• Anand Rao

Supplier Risk is the Weakest Link in Supply Chain for Most Companies

Supplier risk is a misnomer because for most companies it’s too late to mitigate.

There have been numerous reports lately about the impact of Covid-19 on the global food supply chain. Food availability and pricing seem to be largely driven by a combination of logistical bottlenecks, countries restricting exports, and panic buying — not just the latter. The most vulnerable companies are those that rely heavily on input and materials from China and other parts of the world. But these impacts affect almost every retailer, not just food and grocery retailing. The silver lining of the Covid-19 pandemic for retailers is it provides a valuable opportunity to evaluate and remedy the weak links within their supply chains. There are eight facets that every retailer must pressure test: 1. Customer demand: consumption patterns and preferences by market and segment 2. Merchandising and pricing: products, pricing, and profitability 3. Supplier risk: sourcing options, volume risk, and best price and quality 4. Inbound transportation: shipping status, location tracking, and customs management 5. Inventory management: hub and spoke stocking, SKU by DC, and returns and damages 6. Warehouse management: resource management, and automation and robotics 7. Order management: customer visibility to quantity and availability 8. Shipment: loading and bundling, driver assignment, and dynamic routing

Based on each retailer’s needs, some of these eight facets will stand out more than others in terms of maturity and importance. However, the most problematic area is supplier risk, particularly with overseas suppliers. Supplier risk is a misnomer because for most companies it’s too late to mitigate. Most businesses use a plethora of suppliers — especially in Asia — so, how do we know who’s at risk based on their own supply logistics challenges, geopolitical climate, and changes in trade winds? Many organizations have applied few if any analytics to aid supplier risk identification and business impact assessment. So, there is little to no proactive risk mitigation, leaving companies vulnerable and forced to reactively deal with supply interruptions. Build capabilities in three areas to turn competitors’ risk into opportunity. A crisis often presents great opportunities to make adjustments that have long-term business implications. Sometimes these adjustments are necessary for immediate survival. Other times, they’re just smart business moves. Consider these three: 1. Identify supply threats. In addition to third party data and analytics tools, there is specialized software that can scan news and media sites, third party and government databases, and competitor sites in real time to gather data points on supply risk. Advanced analytics and machine learning algorithms can be applied to weed out noise and amplify weak signals to highlight risk to your supply chain. Software platforms can map your supply chain network and help visualize potential threats.

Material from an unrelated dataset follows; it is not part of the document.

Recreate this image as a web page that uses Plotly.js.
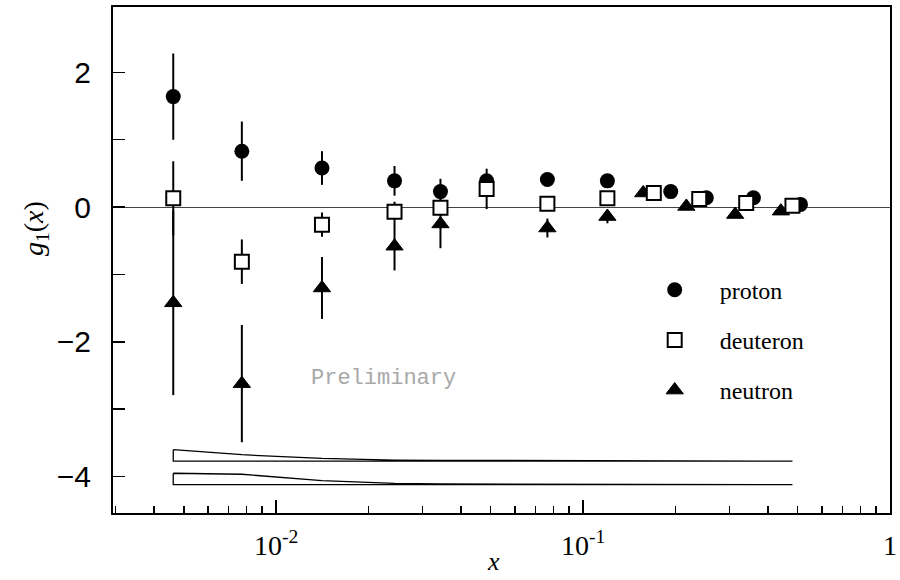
<!DOCTYPE html>
<html><head><meta charset="utf-8">
<script src="https://cdn.plot.ly/plotly-3.0.1.min.js"></script>
<style>html,body{margin:0;padding:0;background:#fff}#chart{width:900px;height:580px}</style>
</head><body><div id="chart"></div>
<script>
// ---- data ----
const protonX   = [0.00462, 0.00773, 0.0141, 0.0243, 0.0343, 0.0485, 0.0765, 0.120, 0.193, 0.252, 0.359, 0.511];
const protonY   = [1.64, 0.83, 0.58, 0.39, 0.23, 0.39, 0.41, 0.39, 0.23, 0.14, 0.14, 0.04];
const protonErr = [0.64, 0.44, 0.25, 0.22, 0.19, 0.10, 0.08, 0.08, 0.05, 0.04, 0.04, 0.03];

const deuteronX   = [0.00462, 0.00773, 0.0141, 0.0243, 0.0343, 0.0485, 0.0765, 0.120, 0.170, 0.239, 0.340, 0.481];
const deuteronY   = [0.13, -0.81, -0.26, -0.07, -0.01, 0.27, 0.05, 0.13, 0.21, 0.12, 0.06, 0.02];
const deuteronErr = [0.55, 0.33, 0.18, 0.15, 0.12, 0.30, 0.05, 0.06, 0.04, 0.03, 0.03, 0.02];

const neutronX   = [0.00462, 0.00773, 0.0141, 0.0243, 0.0343, 0.0765, 0.120, 0.157, 0.217, 0.313, 0.441];
const neutronY   = [-1.42, -2.62, -1.20, -0.58, -0.25, -0.31, -0.14, 0.21, 0.01, -0.11, -0.06];
const neutronErr = [1.37, 0.87, 0.46, 0.36, 0.36, 0.14, 0.10, 0.05, 0.04, 0.04, 0.03];

// systematic error bands (drawn at the bottom of the plot)
const sysX     = deuteronX;
const sysUpper = [0.17, 0.095, 0.04, 0.016, 0.012, 0.010, 0.009, 0.008, 0.008, 0.007, 0.006, 0.005];
const sysLower = [0.17, 0.155, 0.06, 0.020, 0.012, 0.010, 0.009, 0.008, 0.008, 0.007, 0.006, 0.005];

const xTickVals = [0.01, 0.1, 1];
const xTickText = ['10<sup>-2</sup>', '10<sup>-1</sup>', '1'];
const seriesNames = ['proton', 'deuteron', 'neutron'];

// ---- presentation ----
const bandBaseUpper = -3.77, bandBaseLower = -4.12;
const SERIF = '"Liberation Serif", "Times New Roman", serif';
const SANS = '"Liberation Sans", Arial, sans-serif';

function band(base, sys) {
  // closed outline: top edge left->right, bottom edge right->left, back to start
  const xs = sysX.concat(sysX.slice().reverse(), [sysX[0]]);
  const ys = sys.map(v => base + v).concat(sys.map(() => base).reverse(), [base + sys[0]]);
  return {x: xs, y: ys, type: 'scatter', mode: 'lines', fill: 'toself', fillcolor: 'white',
          line: {color: 'black', width: 1.3}, showlegend: false, hoverinfo: 'skip'};
}
function errs(arr) {
  return {type: 'data', array: arr, visible: true, thickness: 2, width: 0, color: 'black'};
}

const minorX = [];
[0.001, 0.01, 0.1].forEach(d => { for (let k = 2; k <= 9; k++) minorX.push(k * d); });

const traces = [
  band(bandBaseUpper, sysUpper),
  band(bandBaseLower, sysLower),
  {x: protonX, y: protonY, error_y: errs(protonErr), type: 'scatter', mode: 'markers', name: seriesNames[0],
   legendgroup: 'p', legendrank: 1,
   marker: {symbol: 'circle', size: 15, color: 'black', line: {width: 0}}},
  {x: neutronX, y: neutronY, error_y: errs(neutronErr), type: 'scatter', mode: 'markers', name: seriesNames[2],
   legendgroup: 'n', legendrank: 3,
   marker: {symbol: 'triangle-up', size: 15, color: 'black', line: {width: 1, color: 'black'}}},
  {x: deuteronX, y: deuteronY, error_y: errs(deuteronErr), type: 'scatter', mode: 'markers', name: seriesNames[1],
   legendgroup: 'd', legendrank: 2,
   marker: {symbol: 'square', size: 14, color: 'white', line: {width: 2, color: 'black'}}}
];

const layout = {
  width: 900, height: 580,
  margin: {l: 113, r: 10, t: 7, b: 67},
  paper_bgcolor: 'white', plot_bgcolor: 'white',
  showlegend: true,
  legend: {x: 0.665, y: 0.485, xanchor: 'left', yanchor: 'top', traceorder: 'grouped',
           tracegroupgap: 16, itemwidth: 80, bgcolor: 'rgba(0,0,0,0)',
           font: {family: SERIF, size: 24, color: 'black'}},
  xaxis: {type: 'log', range: [Math.log10(0.00294), 0],
          tickmode: 'array', tickvals: xTickVals, ticktext: xTickText,
          ticks: 'inside', ticklen: 13, tickwidth: 1.5, tickcolor: 'black',
          showline: true, linecolor: 'black', linewidth: 2, mirror: true,
          showgrid: false, zeroline: false, ticklabelstandoff: 6, ticklabeloverflow: 'allow',
          tickfont: {family: SERIF, size: 28, color: 'black'},
          minor: {tickmode: 'array', tickvals: minorX, ticks: 'inside', ticklen: 7, tickwidth: 1.5,
                  tickcolor: 'black', showgrid: false}},
  yaxis: {range: [-4.54, 2.97], tick0: 0, dtick: 2,
          ticks: 'inside', ticklen: 12, tickwidth: 1.5, tickcolor: 'black',
          showline: true, linecolor: 'black', linewidth: 2, mirror: true,
          showgrid: false, zeroline: true, zerolinecolor: '#444', zerolinewidth: 1,
          ticklabelstandoff: 14,
          tickfont: {family: SANS, size: 30, color: 'black'},
          minor: {dtick: 1, ticks: 'inside', ticklen: 12, tickwidth: 1.5, tickcolor: 'black', showgrid: false}},
  annotations: [
    {xref: 'paper', yref: 'paper', x: -0.1004, y: 0.563, xanchor: 'center', yanchor: 'middle',
     text: '<i>g</i><sub>1</sub>(<i>x</i>)', textangle: -90, showarrow: false,
     font: {family: SERIF, size: 28, color: 'black'}},
    {xref: 'paper', yref: 'paper', x: 0.4903, y: -0.0968, xanchor: 'center', yanchor: 'middle',
     text: '<i>x</i>', showarrow: false, font: {family: SERIF, size: 26, color: 'black'}},
    {xref: 'paper', yref: 'paper', x: 0.3475, y: 0.265, xanchor: 'center', yanchor: 'middle',
     text: 'Preliminary', showarrow: false, font: {family: '"Liberation Mono", monospace', size: 22, color: '#a8a8a8'}}
  ]
};

Plotly.newPlot('chart', traces, layout, {displayModeBar: false, staticPlot: true});
</script></body></html>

2. Evaluate business impacts. Not all threats require a DEFCON 3 response as companies may have a surplus supply of materials in storage, sufficient unsold inventory, or maybe the greatest impact is to a specific product set that makes up a small portion of revenues. However, it is important to understand the resilience of the product set to the risk. Whether an organization is using sophisticated software or a spreadsheet, an analyst needs to evaluate the impact quickly and with a high level of confidence.

3. Empower action teams to mitigate the risk. It’s often too late to start planning mitigation when the risk is confirmed. Therefore, create action teams in advance. These teams should be a cross-functional group of managers from operations, marketing, merchandising, sales, pricing, etc. They should meet at least monthly to review supply threats and business impacts, create probability scenarios, and identify specific actions to take if/when certain scenarios manifest. Despite the complexity of supply networks, taking action can be built into the organization’s DNA.

Digitizing supply chain management should be one of retailers highest priorities. Clearly, the majority of the areas within supplier risk require digitization. But frankly, all of supply chain management in general requires digitization. Customer demand requires third-party data, advanced analytics, and visualization — as does merchandising and pricing. Management of transportation, inventory and warehouses requires sophisticated platforms that securely share data and work seamlessly together. Smaller retailers often outsource warehouse and transportation. Before these organizations can invest to make sweeping changes across their supply chain management practices, they have to get their own houses in order internally. For companies that are heavily reliant on suppliers, I recommend building capabilities around supplier management. That means building the right platforms, systems, analytics to go from looking backwards, to being more predictive and looking forward. These capabilities can then be repurposed across other facets of supply chain management.